An interesting picture in the Gallery of Buda-Pesth, there attributed to Luca himself, connects the charming and mysterious "Griselda" series (Nos. 912, 913, and 914), of the National Gallery,[92] with some follower of Signorelli, for it is sufficient to glance at the background of this "Tiberius Gracchus" to be convinced that its painter is the same unknown master. In the "Griselda" pictures there is more evidence than here of the influence of Pintorricchio, to whom they are, not unnaturally, attributed; while in the "Tiberius," in the drapery of the figure, and the type of the children who support the tablet, especially, there is much of the real spirit of Signorelli, as well as a good deal of his breadth and solidity of drawing. The painter must, for the present, remain as an unknown Umbrian, almost equally influenced by Pintorricchio and Luca, and with peculiar qualities of simple grace and romance, which give his work an extremely individual character.

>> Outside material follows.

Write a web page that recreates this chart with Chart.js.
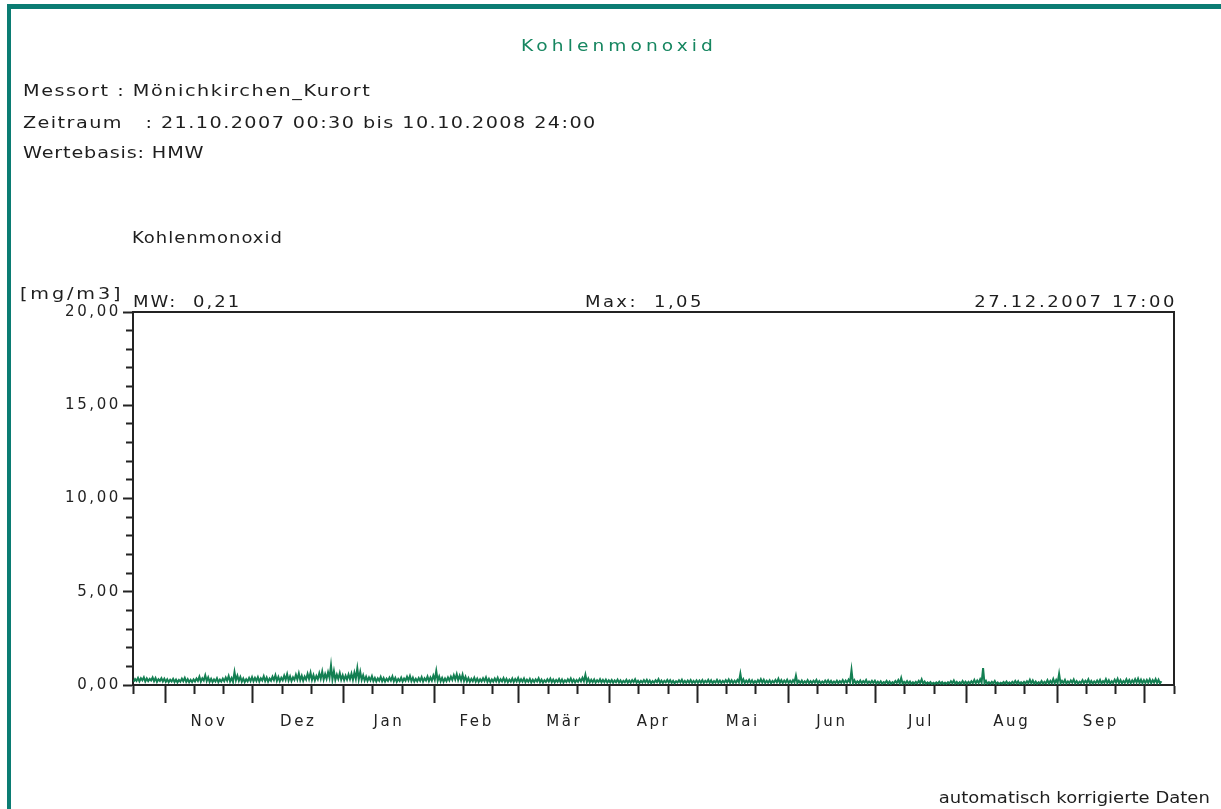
<!DOCTYPE html>
<html>
<head>
<meta charset="utf-8">
<title>Kohlenmonoxid – Mönichkirchen_Kurort</title>
<script src="https://cdn.jsdelivr.net/npm/chart.js@4.4.1/dist/chart.umd.min.js"></script>
<style>
  html, body { margin: 0; padding: 0; background: #fff; }
  #page { position: relative; width: 1221px; height: 809px; overflow: hidden; background: #fff; }
  #frame { position: absolute; left: 7px; top: 4px; width: 1240px; height: 830px;
           border-top: 5px solid #0b7c73; border-left: 4px solid #0b7c73; }
  #c { position: absolute; left: 0; top: 0; }
  /* wide, round lettering: DejaVu Sans stretched horizontally */
  .t { position: absolute; font-family: 'DejaVu Sans', sans-serif; color: #1e1e1e;
       white-space: pre; line-height: 1; transform: scaleX(1.2); transform-origin: left top; }
  .t.r { transform-origin: right top; }
  #title { left: 521px; top: 39px; font-size: 15.5px; letter-spacing: 3.4px; color: #168660; }
  #l1 { left: 23px; top: 83px; font-size: 16px; letter-spacing: 1.3px; }
  #l2 { left: 23px; top: 115px; font-size: 16px; letter-spacing: 1.2px; }
  #l3 { left: 23px; top: 145px; font-size: 16px; letter-spacing: 0.7px; }
  #sub { left: 132px; top: 231px; font-size: 15px; letter-spacing: 0.8px; }
  #unit { left: 20px; top: 286px; font-size: 16px; letter-spacing: 2.4px; }
  #mw { left: 133px; top: 295px; font-size: 15px; letter-spacing: 1.7px; }
  #mx { left: 585px; top: 295px; font-size: 15px; letter-spacing: 2px; }
  #dt { right: 44px; top: 295px; font-size: 15px; letter-spacing: 2.2px; }
  #foot { right: 11px; top: 791px; font-size: 15px; letter-spacing: 0px; }
</style>
</head>
<body>
<div id="page">
  <div id="frame"></div>
  <canvas id="c" width="1221" height="809"></canvas>
  <div class="t" id="title">Kohlenmonoxid</div>
  <div class="t" id="l1">Messort : Mönichkirchen_Kurort</div>
  <div class="t" id="l2">Zeitraum   : 21.10.2007 00:30 bis 10.10.2008 24:00</div>
  <div class="t" id="l3">Wertebasis: HMW</div>
  <div class="t" id="sub">Kohlenmonoxid</div>
  <div class="t" id="unit">[mg/m3]</div>
  <div class="t" id="mw"></div>
  <div class="t" id="mx"></div>
  <div class="t r" id="dt"></div>
  <div class="t r" id="foot">automatisch korrigierte Daten</div>
</div>
<script>
// Half-hourly CO values condensed to a daily low / daily high (mg/m3),
// day 0 = 21.10.2007, last day = 06.10.2008.
const dayMin = [
  // Okt 2007 (21.–31.)
  .18,.22,.20,.25,.19,.21,.24,.20,.17,.22,.19,
  // Nov
  .17,.15,.19,.16,.14,.18,.20,.17,.15,.16,.19,.22,.18,.24,.21,.17,.16,.19,.15,.18,.20,.23,.19,.17,.25,.22,.18,.16,.19,.21,
  // Dez
  .20,.22,.19,.24,.21,.18,.23,.26,.22,.20,.25,.28,.24,.21,.27,.30,.26,.23,.29,.32,.27,.25,.31,.34,.29,.33,.38,.30,.27,.32,.28,
  // Jan
  .26,.29,.31,.28,.33,.30,.27,.24,.22,.25,.21,.19,.23,.20,.18,.22,.24,.20,.17,.21,.19,.23,.25,.21,.18,.20,.22,.19,.24,.21,.23,
  // Feb
  .27,.23,.20,.18,.21,.24,.27,.29,.26,.25,.22,.19,.17,.20,.18,.16,.19,.21,.17,.15,.18,.20,.16,.19,.17,.15,.18,.16,.19,
  // Mär
  .16,.18,.15,.17,.14,.16,.19,.15,.13,.16,.18,.15,.14,.17,.15,.13,.16,.18,.15,.14,.17,.19,.20,.16,.14,.15,.13,.16,.14,.15,.13,
  // Apr
  .14,.12,.15,.13,.11,.14,.12,.13,.15,.12,.11,.13,.14,.12,.10,.13,.15,.12,.11,.14,.13,.12,.10,.13,.14,.11,.12,.13,.11,.12,
  // Mai
  .12,.13,.11,.14,.12,.10,.13,.12,.11,.13,.14,.12,.11,.13,.15,.12,.11,.13,.12,.10,.12,.14,.13,.11,.12,.10,.13,.14,.12,.11,.13,
  // Jun
  .11,.12,.14,.10,.11,.09,.12,.10,.11,.13,.10,.09,.11,.12,.10,.09,.11,.10,.12,.11,.13,.14,.10,.09,.11,.10,.12,.09,.10,.11,
  // Jul
  .08,.09,.07,.10,.08,.06,.09,.11,.08,.07,.09,.08,.06,.07,.09,.10,.08,.06,.07,.05,.06,.08,.07,.05,.06,.08,.09,.07,.06,.08,.07,
  // Aug
  .07,.08,.10,.09,.11,.12,.08,.06,.07,.09,.06,.05,.07,.08,.06,.07,.09,.08,.06,.07,.08,.10,.09,.07,.06,.08,.07,.09,.08,.10,.09,
  // Sep
  .10,.09,.11,.08,.10,.12,.09,.08,.11,.10,.12,.09,.08,.10,.11,.09,.12,.10,.08,.11,.13,.10,.09,.12,.11,.10,.12,.13,.11,.10,
  // Okt 2008 (1.–6.)
  .11,.12,.10,.13,.11,.09
];
const dayMax = [
  // Okt 2007
  .32,.38,.36,.41,.35,.33,.40,.37,.31,.36,.34,
  // Nov
  .30,.28,.33,.29,.27,.34,.38,.31,.28,.30,.35,.44,.36,.52,.41,.33,.30,.36,.29,.34,.40,.48,.37,.70,.50,.43,.35,.31,.38,.42,
  // Dez
  .38,.42,.36,.47,.40,.35,.44,.52,.43,.39,.50,.58,.46,.41,.55,.62,.49,.45,.60,.66,.53,.48,.63,.72,.58,.68,1.05,.74,.55,.64,.52,
  // Jan
  .50,.56,.61,.66,.90,.70,.52,.45,.41,.47,.38,.36,.43,.37,.34,.40,.46,.38,.32,.39,.35,.44,.48,.39,.33,.37,.42,.36,.45,.40,.50,
  // Feb
  .75,.46,.38,.35,.40,.45,.52,.58,.50,.55,.44,.37,.33,.39,.34,.31,.36,.41,.33,.30,.35,.39,.31,.37,.33,.29,.35,.32,.38,
  // Mär
  .31,.35,.29,.33,.28,.30,.36,.29,.26,.31,.34,.29,.27,.32,.30,.26,.31,.35,.29,.27,.33,.38,.55,.34,.28,.30,.26,.31,.27,.29,.25,
  // Apr
  .27,.24,.29,.25,.22,.28,.24,.26,.30,.23,.22,.26,.28,.24,.21,.25,.31,.24,.22,.27,.26,.23,.20,.25,.28,.22,.24,.26,.22,.25,
  // Mai
  .24,.26,.22,.28,.25,.21,.27,.24,.22,.26,.29,.25,.23,.27,.60,.30,.24,.27,.25,.21,.26,.31,.28,.23,.25,.22,.27,.33,.26,.24,.28,
  // Jun
  .23,.26,.50,.22,.24,.20,.26,.21,.23,.27,.21,.19,.24,.25,.22,.19,.23,.21,.26,.24,.29,.80,.25,.20,.24,.21,.27,.19,.22,.23,
  // Jul
  .18,.20,.16,.22,.19,.15,.21,.26,.38,.17,.21,.19,.15,.17,.22,.30,.19,.14,.16,.12,.14,.18,.16,.13,.15,.20,.24,.17,.15,.21,.18,
  // Aug
  .17,.20,.27,.24,.30,.90,.22,.15,.17,.21,.14,.12,.16,.19,.14,.17,.22,.20,.15,.17,.20,.28,.24,.18,.15,.21,.17,.26,.22,.32,.27,
  // Sep
  .60,.22,.27,.19,.24,.29,.21,.18,.26,.23,.30,.22,.19,.24,.27,.21,.31,.25,.20,.28,.33,.26,.22,.30,.27,.25,.31,.34,.28,.26,
  // Okt 2008
  .27,.30,.26,.31,.28,.20
];

// Axis extent in days (21.10.2007 00:00 … 11.10.2008 00:00)
const xMin = 0;
const xMax = 356;
// Day index of the 1st of each month, Nov 2007 … Okt 2008
const monthStartDays = [11, 41, 72, 103, 132, 163, 193, 224, 254, 285, 316, 346];
const monthLabels = ['Nov', 'Dez', 'Jan', 'Feb', 'Mär', 'Apr', 'Mai', 'Jun', 'Jul', 'Aug', 'Sep'];
const yMin = 0;
const yMax = 20;
const yLabelStep = 5;

// Summary figures shown above the plot
const meanValue = 0.21;
const maxValue = 1.05;
const maxTime = '27.12.2007 17:00';

const fmt = v => v.toFixed(2).replace('.', ',');
document.getElementById('mw').textContent = 'MW:  ' + fmt(meanValue);
document.getElementById('mx').textContent = 'Max:  ' + fmt(maxValue);
document.getElementById('dt').textContent = maxTime;

// Line trace: daily low at early hours, daily high in the late afternoon
const points = [];
dayMin.forEach((lo, d) => {
  points.push({ x: d + 0.2, y: lo });
  points.push({ x: d + 0.71, y: dayMax[d] });
});

// x-axis marks: 1st (long), 11th and 21st (short), month names mid-month
const majorSet = new Set(monthStartDays);
const labelAt = new Map();
for (let i = 0; i < monthLabels.length; i++) {
  labelAt.set((monthStartDays[i] + monthStartDays[i + 1]) / 2, monthLabels[i]);
}
const xTickValues = [xMin];
monthStartDays.forEach(m => { [m, m + 10, m + 20].forEach(v => { if (v <= xMax) xTickValues.push(v); }); });
labelAt.forEach((_, v) => xTickValues.push(v));
xTickValues.sort((a, b) => a - b);

const axisColor = '#232323';
const tickFont = { family: "'DejaVu Sans', sans-serif", size: 15 };

const spacing = {
  id: 'spacing',
  beforeDraw(chart) { chart.ctx.letterSpacing = '2.6px'; }
};

new Chart(document.getElementById('c'), {
  type: 'line',
  data: {
    datasets: [{
      data: points,
      borderColor: '#137f52',
      borderWidth: 2,
      pointRadius: 0,
      tension: 0,
      fill: false
    }]
  },
  options: {
    responsive: false,
    animation: false,
    events: [],
    layout: { padding: { left: 0, right: 47, top: 312, bottom: 0 } },
    plugins: { legend: { display: false }, tooltip: { enabled: false } },
    scales: {
      x: {
        type: 'linear',
        position: 'bottom',
        min: xMin,
        max: xMax,
        afterBuildTicks: s => { s.ticks = xTickValues.map(v => ({ value: v })); },
        afterFit: s => { s.height = 124; },
        grid: {
          drawOnChartArea: false,
          tickLength: 18,
          tickWidth: 2,
          tickColor: c => labelAt.has(c.tick && c.tick.value) ? 'rgba(0,0,0,0)' : axisColor,
          tickBorderDash: c => (c.tick && majorSet.has(c.tick.value)) ? [] : [8, 40]
        },
        border: { color: axisColor, width: 2 },
        ticks: {
          autoSkip: false,
          maxRotation: 0,
          padding: 10,
          color: '#222',
          font: tickFont,
          callback: v => labelAt.get(v) || ''
        }
      },
      y: {
        type: 'linear',
        position: 'left',
        min: yMin,
        max: yMax,
        afterFit: s => { s.width = 133; },
        grid: {
          drawOnChartArea: false,
          tickLength: 10,
          tickWidth: 2,
          tickColor: axisColor,
          tickBorderDash: c => (c.tick && c.tick.value % yLabelStep === 0) ? [] : [0, 3, 7, 0]
        },
        border: { color: axisColor, width: 2 },
        ticks: {
          stepSize: 1,
          autoSkip: false,
          padding: 2,
          color: '#222',
          font: tickFont,
          callback: v => (v % yLabelStep === 0) ? fmt(v) : ''
        }
      },
      xTop: {
        type: 'linear',
        position: 'top',
        min: xMin,
        max: xMax,
        afterFit: s => { s.height = 0; },
        grid: { display: false, drawTicks: false },
        ticks: { display: false },
        border: { color: axisColor, width: 2 }
      },
      yRight: {
        type: 'linear',
        position: 'right',
        min: yMin,
        max: yMax,
        afterFit: s => { s.width = 0; },
        grid: { display: false, drawTicks: false },
        ticks: { display: false },
        border: { color: axisColor, width: 2 }
      }
    }
  },
  plugins: [spacing]
});
</script>
</body>
</html>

Very different is the imitation of Signorelli's mannerisms in such works as "The Nativity," of the National Gallery, "The Madonna and Saints," of the Gallery of Citta di Castello, and "The Abbondanza," of the Uffizi. In these the imitation is mechanical, and without any comprehension of the master's spirit. It would be useless to mention more of the school-work, in which superficial excellences and defects are copied with equal zeal.

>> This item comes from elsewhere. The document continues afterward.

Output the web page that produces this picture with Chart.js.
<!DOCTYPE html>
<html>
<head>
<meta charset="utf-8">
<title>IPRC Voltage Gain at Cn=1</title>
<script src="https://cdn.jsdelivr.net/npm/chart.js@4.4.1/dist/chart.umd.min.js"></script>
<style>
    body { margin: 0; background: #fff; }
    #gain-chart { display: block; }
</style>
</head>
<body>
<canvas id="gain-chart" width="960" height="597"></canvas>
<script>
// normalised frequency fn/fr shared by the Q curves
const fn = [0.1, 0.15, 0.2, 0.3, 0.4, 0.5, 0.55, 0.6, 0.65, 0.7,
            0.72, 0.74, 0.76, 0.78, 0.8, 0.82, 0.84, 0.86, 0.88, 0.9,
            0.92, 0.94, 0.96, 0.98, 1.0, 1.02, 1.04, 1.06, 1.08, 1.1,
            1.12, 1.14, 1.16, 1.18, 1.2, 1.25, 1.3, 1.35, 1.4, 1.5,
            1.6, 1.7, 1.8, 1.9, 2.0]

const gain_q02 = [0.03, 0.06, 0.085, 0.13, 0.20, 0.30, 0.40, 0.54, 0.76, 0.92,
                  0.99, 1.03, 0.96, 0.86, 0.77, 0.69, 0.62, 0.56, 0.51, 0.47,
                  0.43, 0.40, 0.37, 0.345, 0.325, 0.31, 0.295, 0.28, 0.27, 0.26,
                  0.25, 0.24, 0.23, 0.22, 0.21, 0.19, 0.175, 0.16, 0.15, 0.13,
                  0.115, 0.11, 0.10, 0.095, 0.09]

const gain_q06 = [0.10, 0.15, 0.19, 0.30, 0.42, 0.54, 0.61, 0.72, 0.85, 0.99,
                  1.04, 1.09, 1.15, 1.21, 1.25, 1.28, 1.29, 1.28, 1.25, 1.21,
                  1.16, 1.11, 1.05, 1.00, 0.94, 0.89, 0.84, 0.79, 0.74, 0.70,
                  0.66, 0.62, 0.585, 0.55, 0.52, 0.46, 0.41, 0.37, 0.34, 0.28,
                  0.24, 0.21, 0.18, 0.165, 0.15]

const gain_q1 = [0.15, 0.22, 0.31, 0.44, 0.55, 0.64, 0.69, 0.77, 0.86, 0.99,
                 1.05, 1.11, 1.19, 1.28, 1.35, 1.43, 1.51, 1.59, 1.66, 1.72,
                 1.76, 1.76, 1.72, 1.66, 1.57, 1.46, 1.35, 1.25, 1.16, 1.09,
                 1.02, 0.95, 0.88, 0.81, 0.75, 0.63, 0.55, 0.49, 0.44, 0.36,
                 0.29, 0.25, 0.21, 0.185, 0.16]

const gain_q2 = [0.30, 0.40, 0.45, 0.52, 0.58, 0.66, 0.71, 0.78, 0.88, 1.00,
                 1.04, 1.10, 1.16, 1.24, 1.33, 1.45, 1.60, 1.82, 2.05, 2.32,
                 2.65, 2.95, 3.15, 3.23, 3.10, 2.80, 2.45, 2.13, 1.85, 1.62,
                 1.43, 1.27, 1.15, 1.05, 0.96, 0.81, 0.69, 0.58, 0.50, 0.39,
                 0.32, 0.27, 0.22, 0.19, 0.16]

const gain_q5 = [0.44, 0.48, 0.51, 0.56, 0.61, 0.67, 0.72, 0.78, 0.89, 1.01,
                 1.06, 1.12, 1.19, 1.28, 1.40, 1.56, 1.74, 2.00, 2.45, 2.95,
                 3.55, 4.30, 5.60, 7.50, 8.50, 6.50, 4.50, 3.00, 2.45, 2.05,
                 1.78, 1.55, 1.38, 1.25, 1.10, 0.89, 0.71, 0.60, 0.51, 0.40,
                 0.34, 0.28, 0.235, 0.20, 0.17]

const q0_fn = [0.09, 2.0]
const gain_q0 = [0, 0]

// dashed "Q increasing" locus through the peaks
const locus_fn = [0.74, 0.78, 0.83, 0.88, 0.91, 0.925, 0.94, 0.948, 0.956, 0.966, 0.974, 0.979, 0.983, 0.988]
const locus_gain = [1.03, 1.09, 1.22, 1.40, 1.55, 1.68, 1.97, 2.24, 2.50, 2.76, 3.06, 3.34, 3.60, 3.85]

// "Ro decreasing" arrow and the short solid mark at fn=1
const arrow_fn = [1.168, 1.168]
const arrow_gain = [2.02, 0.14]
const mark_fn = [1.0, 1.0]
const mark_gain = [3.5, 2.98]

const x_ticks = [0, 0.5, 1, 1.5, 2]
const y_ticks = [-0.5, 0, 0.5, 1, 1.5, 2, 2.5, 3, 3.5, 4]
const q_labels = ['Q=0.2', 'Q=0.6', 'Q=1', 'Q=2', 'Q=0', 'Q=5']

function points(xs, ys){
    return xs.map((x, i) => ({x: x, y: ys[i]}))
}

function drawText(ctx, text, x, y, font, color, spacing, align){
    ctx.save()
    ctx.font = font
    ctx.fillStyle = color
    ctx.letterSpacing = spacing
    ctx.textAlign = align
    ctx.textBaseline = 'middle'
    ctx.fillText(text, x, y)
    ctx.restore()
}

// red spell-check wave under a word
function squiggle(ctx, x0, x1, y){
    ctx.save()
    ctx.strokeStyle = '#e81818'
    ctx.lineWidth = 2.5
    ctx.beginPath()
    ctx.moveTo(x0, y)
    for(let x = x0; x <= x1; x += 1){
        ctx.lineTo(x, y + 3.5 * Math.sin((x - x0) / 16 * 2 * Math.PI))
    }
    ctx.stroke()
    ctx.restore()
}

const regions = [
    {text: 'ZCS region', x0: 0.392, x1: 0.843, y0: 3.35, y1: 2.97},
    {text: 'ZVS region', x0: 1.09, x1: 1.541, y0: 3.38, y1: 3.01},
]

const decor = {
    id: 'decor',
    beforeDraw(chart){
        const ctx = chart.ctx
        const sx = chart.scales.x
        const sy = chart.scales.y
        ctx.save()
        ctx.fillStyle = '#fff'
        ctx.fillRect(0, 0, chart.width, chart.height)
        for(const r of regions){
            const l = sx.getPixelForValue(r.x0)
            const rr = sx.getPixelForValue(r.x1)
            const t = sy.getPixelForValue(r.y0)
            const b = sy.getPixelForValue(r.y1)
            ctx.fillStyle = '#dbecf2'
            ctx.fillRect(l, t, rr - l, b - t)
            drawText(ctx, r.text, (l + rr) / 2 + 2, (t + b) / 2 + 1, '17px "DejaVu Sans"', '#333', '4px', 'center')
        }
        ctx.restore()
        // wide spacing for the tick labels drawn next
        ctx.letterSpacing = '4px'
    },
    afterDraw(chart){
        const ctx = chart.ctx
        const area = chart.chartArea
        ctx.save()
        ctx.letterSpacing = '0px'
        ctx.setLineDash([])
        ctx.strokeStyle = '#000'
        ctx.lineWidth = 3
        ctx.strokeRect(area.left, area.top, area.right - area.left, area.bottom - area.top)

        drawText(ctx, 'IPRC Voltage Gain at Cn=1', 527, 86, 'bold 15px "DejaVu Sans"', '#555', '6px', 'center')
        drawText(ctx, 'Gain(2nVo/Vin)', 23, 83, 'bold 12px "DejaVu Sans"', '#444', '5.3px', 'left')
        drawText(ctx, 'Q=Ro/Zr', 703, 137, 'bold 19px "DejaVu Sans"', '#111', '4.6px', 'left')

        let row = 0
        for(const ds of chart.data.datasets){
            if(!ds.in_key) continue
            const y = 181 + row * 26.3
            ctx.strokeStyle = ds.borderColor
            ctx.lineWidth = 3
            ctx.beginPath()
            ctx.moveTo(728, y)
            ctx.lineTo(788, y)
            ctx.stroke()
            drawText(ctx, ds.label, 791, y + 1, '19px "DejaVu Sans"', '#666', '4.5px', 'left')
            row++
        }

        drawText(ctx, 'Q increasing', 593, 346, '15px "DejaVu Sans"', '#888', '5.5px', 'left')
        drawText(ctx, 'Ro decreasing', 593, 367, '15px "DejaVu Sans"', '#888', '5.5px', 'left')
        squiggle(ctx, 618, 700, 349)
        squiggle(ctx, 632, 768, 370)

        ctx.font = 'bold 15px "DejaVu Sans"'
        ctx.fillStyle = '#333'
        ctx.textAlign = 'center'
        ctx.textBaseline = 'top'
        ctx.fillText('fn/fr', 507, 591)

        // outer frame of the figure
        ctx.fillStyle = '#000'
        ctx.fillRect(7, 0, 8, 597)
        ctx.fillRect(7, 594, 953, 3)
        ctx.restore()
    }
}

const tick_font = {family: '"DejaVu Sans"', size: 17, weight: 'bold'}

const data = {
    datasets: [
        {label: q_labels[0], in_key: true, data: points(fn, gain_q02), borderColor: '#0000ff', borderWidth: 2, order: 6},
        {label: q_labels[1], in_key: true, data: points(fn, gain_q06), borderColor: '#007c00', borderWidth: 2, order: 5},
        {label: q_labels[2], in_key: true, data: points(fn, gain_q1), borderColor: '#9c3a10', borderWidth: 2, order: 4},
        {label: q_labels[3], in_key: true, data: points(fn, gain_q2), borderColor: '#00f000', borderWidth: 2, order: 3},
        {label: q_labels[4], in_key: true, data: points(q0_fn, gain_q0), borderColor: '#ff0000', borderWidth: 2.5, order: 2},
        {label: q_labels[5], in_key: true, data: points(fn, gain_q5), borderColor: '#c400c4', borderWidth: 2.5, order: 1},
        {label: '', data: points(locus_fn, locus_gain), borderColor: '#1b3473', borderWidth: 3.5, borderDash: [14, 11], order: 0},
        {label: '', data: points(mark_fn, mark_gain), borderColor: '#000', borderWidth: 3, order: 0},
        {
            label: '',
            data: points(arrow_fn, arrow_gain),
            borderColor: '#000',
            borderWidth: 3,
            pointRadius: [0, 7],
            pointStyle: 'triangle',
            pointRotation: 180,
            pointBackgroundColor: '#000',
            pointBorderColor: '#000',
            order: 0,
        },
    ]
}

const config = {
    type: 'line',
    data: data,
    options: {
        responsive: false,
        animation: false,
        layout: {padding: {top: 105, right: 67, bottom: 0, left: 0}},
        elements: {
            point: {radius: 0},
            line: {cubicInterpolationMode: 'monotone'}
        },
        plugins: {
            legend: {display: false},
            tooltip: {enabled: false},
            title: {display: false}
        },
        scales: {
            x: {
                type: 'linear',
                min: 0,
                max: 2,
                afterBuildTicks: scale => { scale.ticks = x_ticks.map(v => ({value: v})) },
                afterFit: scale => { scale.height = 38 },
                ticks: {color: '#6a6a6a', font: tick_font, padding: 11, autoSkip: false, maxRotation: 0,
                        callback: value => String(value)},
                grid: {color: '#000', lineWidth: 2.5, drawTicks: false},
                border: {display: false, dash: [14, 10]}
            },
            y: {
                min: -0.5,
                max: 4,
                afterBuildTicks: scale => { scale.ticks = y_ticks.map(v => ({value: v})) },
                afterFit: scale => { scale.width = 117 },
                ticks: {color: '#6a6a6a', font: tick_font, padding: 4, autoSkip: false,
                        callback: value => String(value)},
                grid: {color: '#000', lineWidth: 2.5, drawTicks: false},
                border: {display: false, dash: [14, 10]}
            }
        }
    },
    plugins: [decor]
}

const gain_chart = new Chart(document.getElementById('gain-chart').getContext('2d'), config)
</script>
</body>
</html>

On the other hand, the spiritual qualities which these mechanical imitators missed, were felt intensely by men who never adopted his mannerisms, and it is in the work of these that the real effect of Signorelli's influence is to be found. The frescoes of Orvieto never became, like Masaccio's in the Carmine, a school to which the younger painters thronged, purposely to learn the methods of the master, but their impressive grandeur and solemnity, and the breadth of brushwork and solid modelling by which these qualities were in a great measure obtained, worked, nevertheless, a very important change in the Art of the time, and a wave of strong fresh blood was sent through its veins. Without them, perhaps, we should never have had the same appeal to the imagination and the nobler instincts in the Sistine paintings, although there is not in the whole of the work one single mannerism from Signorelli's style.[93] But what is called the "Terribilita" of the older master was entirely free from the sombre melancholy which strikes so gloomy a note in the work of Michelangelo. Signorelli's greatest gift to us is his conception of humanity, not only of its robust strength, but of its mental vigour. His figures are solemn, but it is a solemnity untainted with sadness, conscious only of the dignity of the human race, its significance and responsibilities.

By his power over his materials, won by hard study, he added much to Art, and presented things, not as conventional symbols, but as they are actually reflected on the eye. His people stand on solid ground by the help of firm muscle, substantial realities that we feel could be touched and walked round. His atmosphere gives the sense of real space and air. His trees seem to have roots, and their branches to be full of sap. By this truth and power of presenting things as they are he was able to endow his paintings with his own conception of Nature, grander and wider than our own, and to make us see mankind with his eyes, built on broader, stronger lines. Nothing trivial or insignificant enters into his perception of life. He takes his place with Mantegna, with Duerer, and with Cossa, the austere painters, who felt the dignity of life to lie in rugged strength, iron resolution, and unflinching self-reliance.